Lewis ve Mitchell (1990) ise, SERVQUAL’da problem olarak gördükleri noktaları aşağıdaki şekilde belirtmişlerdir:

ƒ Beklenti ve algı bölümlerindeki farklılıklar yanıtlayanların aklını karıştırabilir.

ƒ Beklenti ve algı bölümlerini arka arkaya doldurmaktansa, her ikisi için verilen puanların görülebilmesi ve birbirleri ile kıyaslanabilmesi için bu bölümlerin paralel şekilde doldurulması daha doğru olacaktır.

ƒ Kesikli 7’li ölçek kullanılması, puanlamadaki değişkenliğin küçük bir kısmının kaybedilmesine neden olmaktadır.

Bahsedilen problemlerin giderilmesi için Lewis ve Mitchell (1990) iki kutuplu semantik fark grafik ölçeğini önermişlerdir. Bu ölçekte iki uç kutup arasında değerlendirme yapılmaktadır.

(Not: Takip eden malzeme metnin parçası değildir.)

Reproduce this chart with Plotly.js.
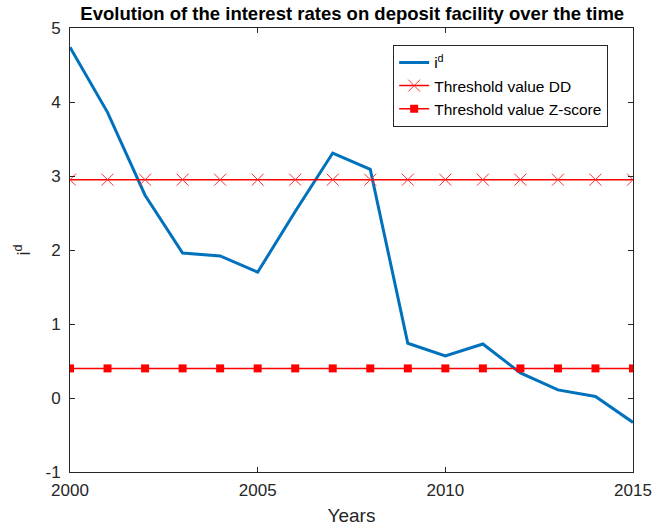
<!DOCTYPE html>
<html>
<head>
<meta charset="utf-8">
<script src="https://cdn.plot.ly/plotly-3.0.1.min.js"></script>
<style>html,body{margin:0;padding:0;background:#fff;}#chart{width:656px;height:530px;}</style>
</head>
<body>
<div id="chart"></div>
<script>
const years = [2000,2001,2002,2003,2004,2005,2006,2007,2008,2009,2010,2011,2012,2013,2014,2015];
const rateId = [4.74,3.86,2.74,1.96,1.92,1.70,2.52,3.31,3.09,0.74,0.57,0.73,0.34,0.11,0.02,-0.33];
const thresholdDD = 2.95;
const thresholdZ = 0.40;
const xTicks = [2000,2005,2010,2015];
const yTicks = [-1,0,1,2,3,4,5];

const ddVals = years.map(() => thresholdDD);
const zVals = years.map(() => thresholdZ);

const axisColor = '#262626';
const font = {family: 'Liberation Sans, Arial, sans-serif', size: 17, color: '#262626'};

const data = [
  {x: years, y: rateId, mode: 'lines', name: 'i<sup>d</sup>',
   line: {color: '#0072BD', width: 3}},
  {x: years, y: ddVals, mode: 'lines+markers', name: 'Threshold value DD',
   line: {color: '#FF0000', width: 1.5},
   marker: {symbol: 'x-thin', size: 12, line: {color: '#FF3030', width: 1}, color: '#FF0000'}},
  {x: years, y: zVals, mode: 'lines+markers', name: 'Threshold value Z-score',
   line: {color: '#FF0000', width: 1.5},
   marker: {symbol: 'square', size: 8, color: '#FF0000'}}
];

const layout = {
  width: 656, height: 530,
  margin: {l: 70, r: 23, t: 28, b: 58},
  paper_bgcolor: '#fff', plot_bgcolor: '#fff',
  font: font,
  showlegend: true,
  title: {text: '<b>Evolution of the interest rates on deposit facility over the time</b>',
          font: {family: 'Liberation Sans, Arial, sans-serif', size: 18.5, color: '#000'},
          x: 0.537, xanchor: 'center', y: 0.974, yanchor: 'middle'},
  xaxis: {range: [2000, 2015], tickvals: xTicks, ticktext: xTicks.map(String),
          ticks: 'inside', ticklen: 5, tickcolor: axisColor, showline: true, linecolor: axisColor,
          linewidth: 1, mirror: 'ticks', showgrid: false, zeroline: false,
          ticklabelstandoff: 3,
          tickfont: {size: 17}, title: {text: 'Years', font: {size: 19}, standoff: 9}},
  yaxis: {range: [-1, 5], tickvals: yTicks, ticktext: yTicks.map(String),
          ticks: 'inside', ticklen: 5, tickcolor: axisColor, showline: true, linecolor: axisColor,
          linewidth: 1, mirror: 'ticks', showgrid: false, zeroline: false,
          ticklabelstandoff: 5,
          tickfont: {size: 17}, title: {text: 'i<sup>d</sup>', font: {size: 18}, standoff: 10}},
  legend: {x: 0.574, y: 0.962, xanchor: 'left', yanchor: 'top',
           bgcolor: '#fff', bordercolor: axisColor, borderwidth: 1,
           font: {size: 15.5, color: '#000'}, tracegroupgap: 0, itemwidth: 30}
};

Plotly.newPlot('chart', data, layout, {displayModeBar: false, staticPlot: true});
</script>
</body>
</html>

Örneğin, bir firmanın kullandığı ekipmanın ne kadar güncel bulunduğu p harfi ile, firmanın bağlı bulunduğu endüstride ne kadar güncel ekipman kullanılmasının beklendiği w harfiyle değerlendirilmesi istendiğinde, bir semantik fark grafik ölçeğinde aşağıdaki gibi bir değerlendirme ortaya çıkacaktır.

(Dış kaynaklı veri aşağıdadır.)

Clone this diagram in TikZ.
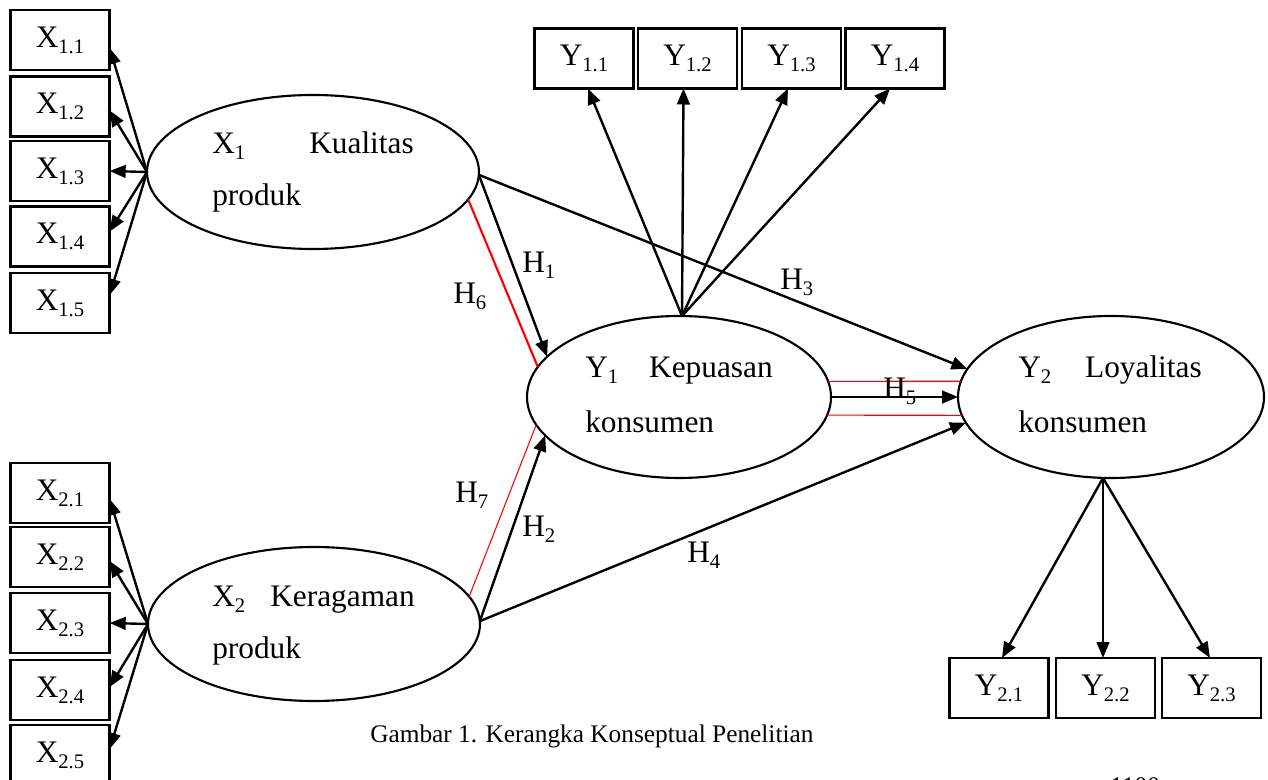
\documentclass[tikz,border=0pt]{standalone}
\usepackage{fontspec}
\setmainfont{Liberation Serif}
\usetikzlibrary{arrows.meta,calc,shapes.geometric}
\newcommand{\sbs}[1]{\raisebox{-4.5pt}{\fontsize{15.5pt}{16pt}\selectfont #1}}
\begin{document}
\begin{tikzpicture}[x=0.75pt,y=-0.75pt,
  font=\fontsize{23.5pt}{28pt}\selectfont,
  ind/.style={draw, line width=1.9pt, minimum width=74.5pt, minimum height=45pt, inner sep=0pt, outer sep=0pt},
  lat/.style={draw, ellipse, line width=1.6pt, inner sep=0pt, outer sep=0pt},
  arr/.style={line width=1.8pt, -{Triangle[length=12pt,width=9.5pt]}},
  redthick/.style={red, line width=1.6pt},
  redthin/.style={red, line width=0.8pt},
  lbl/.style={inner sep=0pt, anchor=base west},
  lble/.style={inner sep=0pt, anchor=base east}]
\useasboundingbox (0,0) rectangle (1268,780);

% indicator boxes X1
\node[ind] (x11) at (60,40) {X\sbs{1.1}};
\node[ind] (x12) at (60,106.5) {X\sbs{1.2}};
\node[ind] (x13) at (60,171) {X\sbs{1.3}};
\node[ind] (x14) at (60,236.5) {X\sbs{1.4}};
\node[ind] (x15) at (60,303) {X\sbs{1.5}};
% indicator boxes X2
\node[ind] (x21) at (60,493) {X\sbs{2.1}};
\node[ind] (x22) at (60,557) {X\sbs{2.2}};
\node[ind] (x23) at (60,623) {X\sbs{2.3}};
\node[ind] (x24) at (60,690) {X\sbs{2.4}};
\node[ind] (x25) at (60,755) {X\sbs{2.5}};
% Y1 boxes
\node[ind] (y11) at (584,58.5) {Y\sbs{1.1}};
\node[ind] (y12) at (687.5,58.5) {Y\sbs{1.2}};
\node[ind] (y13) at (791.5,58.5) {Y\sbs{1.3}};
\node[ind] (y14) at (895,58.5) {Y\sbs{1.4}};
% Y2 boxes
\node[ind] (y21) at (999,688) {Y\sbs{2.1}};
\node[ind] (y22) at (1105.5,688) {Y\sbs{2.2}};
\node[ind] (y23) at (1211.5,688) {Y\sbs{2.3}};

% latent ellipses
\node[lat, minimum width=249pt, minimum height=115.5pt] (x1) at (313,172) {};
\node[lat, minimum width=249pt, minimum height=115.5pt] (x2) at (314,624) {};
\node[lat, minimum width=228pt, minimum height=121.5pt] (y1) at (679,397) {};
\node[lat, minimum width=229.5pt, minimum height=121.5pt] (y2) at (1111,397) {};

% ellipse texts
\node[lbl] (x1a) at (212,154) {X\sbs{1}};
\node[lble] (x1b) at (414,154) {Kualitas};
\node[lbl] (x1c) at (212,206) {produk};
\node[lbl] (x2a) at (212,606) {X\sbs{2}};
\node[lble] (x2b) at (415,606) {Keragaman};
\node[lbl] (x2c) at (212,658) {produk};
\node[lbl] (y1a) at (585,378) {Y\sbs{1}};
\node[lble] (y1b) at (773,378) {Kepuasan};
\node[lbl] (y1c) at (585,433) {konsumen};
\node[lbl] (y2a) at (1018,378) {Y\sbs{2}};
\node[lble] (y2b) at (1202,378) {Loyalitas};
\node[lbl] (y2c) at (1018,433) {konsumen};

% X1 indicator arrows
\draw[arr] (x1.west) -- ($(x11.east)+(0,8)$);
\draw[arr] (x1.west) -- ($(x12.east)+(0,4)$);
\draw[arr] (x1.west) -- (x13.east);
\draw[arr] (x1.west) -- ($(x14.east)+(0,-5)$);
\draw[arr] (x1.west) -- ($(x15.east)+(0,-8)$);
% X2 indicator arrows
\draw[arr] (x2.west) -- ($(x21.east)+(0,6)$);
\draw[arr] (x2.west) -- ($(x22.east)+(0,4)$);
\draw[arr] (x2.west) -- (x23.east);
\draw[arr] (x2.west) -- ($(x24.east)+(0,-3)$);
\draw[arr] (x2.west) -- ($(x25.east)+(0,-6)$);
% Y1 indicator arrows
\coordinate (y1top) at ($(y1.north)+(3,0)$);
\draw[arr] (y1top) -- ($(y11.south)+(4,0)$);
\draw[arr] (y1top) -- ($(y12.south)+(-4,0)$);
\draw[arr] (y1top) -- ($(y13.south)+(-3.5,0)$);
\draw[arr] (y1top) -- ($(y14.south)+(-5,0)$);
% Y2 indicator arrows
\coordinate (y2bot) at ($(y2.south)+(-8,0)$);
\draw[arr] (y2bot) -- ($(y21.north)+(3,0)$);
\draw[arr] (y2bot) -- ($(y22.north)+(-2.5,0)$);
\draw[arr] (y2bot) -- ($(y23.north)+(-1.5,0)$);

% structural paths
\draw[redthick] (x1.-10) -- (y1.168);
\draw[arr] (x1.-1) -- (y1.163);
\draw[arr] (x1.-1) -- (y2.169);
\draw[redthin] (x2.10) -- (y1.191);
\draw[arr] (x2.1) -- (y1.196);
\draw[arr] (x2.1) -- (y2.190);
\draw[redthin] (y1.6) -- (y2.174);
\draw[redthin] (y1.-7) -- (y2.187);
\draw[arr] (y1.east) -- (y2.west);

% hypothesis labels
\node[lbl] (h1) at (522,273) {H\sbs{1}};
\node[lbl] (h6) at (453,304) {H\sbs{6}};
\node[lbl] (h3) at (780,290) {H\sbs{3}};
\node[lbl] (h7) at (455,503) {H\sbs{7}};
\node[lbl] (h2) at (522,537) {H\sbs{2}};
\node[lbl] (h4) at (687,562) {H\sbs{4}};
\node[lbl] (h5) at (883,399) {H\sbs{5}};

% caption and page number
\node[lbl, font=\fontsize{19pt}{22pt}\selectfont] (cap) at (370,742) {Gambar 1. Kerangka Konseptual Penelitian};
\node[lbl, font=\fontsize{19pt}{22pt}\selectfont] (pg) at (1110,794) {1100};
\end{tikzpicture}
\end{document}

Antika ________w___p_____ Çağ Ötesi

Bu şekilde bir uygulama anketi kısaltacak ve iki uca koyulabilecek sembollerle yanıtlayan kişiye görsel kılavuzluk sağlayacaktır. Lewis ve Mitchell, bu uygulamayı test etmemişlerdir. Robinson (1999: 29), önerilen bu yöntemin, performansa ve beklentilere ilişkin oldukça doğru bir ölçüm sağlayabileceğini, ancak katılımcının işaretlemelerinden aslında var olmayan bir hassasiyeti var gibi gösterebileceğini ifade etmektedir.

SERVQUAL modelinin ilk versiyonunda örneği görülebilecek olan negatif ifadelerin anketlerde yer almasının karmaşaya yol açabileceği Babakuş ve Boiler

(1992) ve Lewis ve Mitchell (1990) tarafından tartışılmış, modelin 1991’deki revizyonu esnasında Parasuraman, Berry ve Zeithaml, bu konudaki düzeltmeyi gerçekleştirmiştir. Babakuş ve Boller (1992), bu tür soruların varlığı konusunda katılımcıya önceden bilgi verilmesi ve bu sorulara ilişkin verilerin analizinde daha çok özen gösterilmesi gerektiğini belirtmiştir (Robinson, 1999: 29).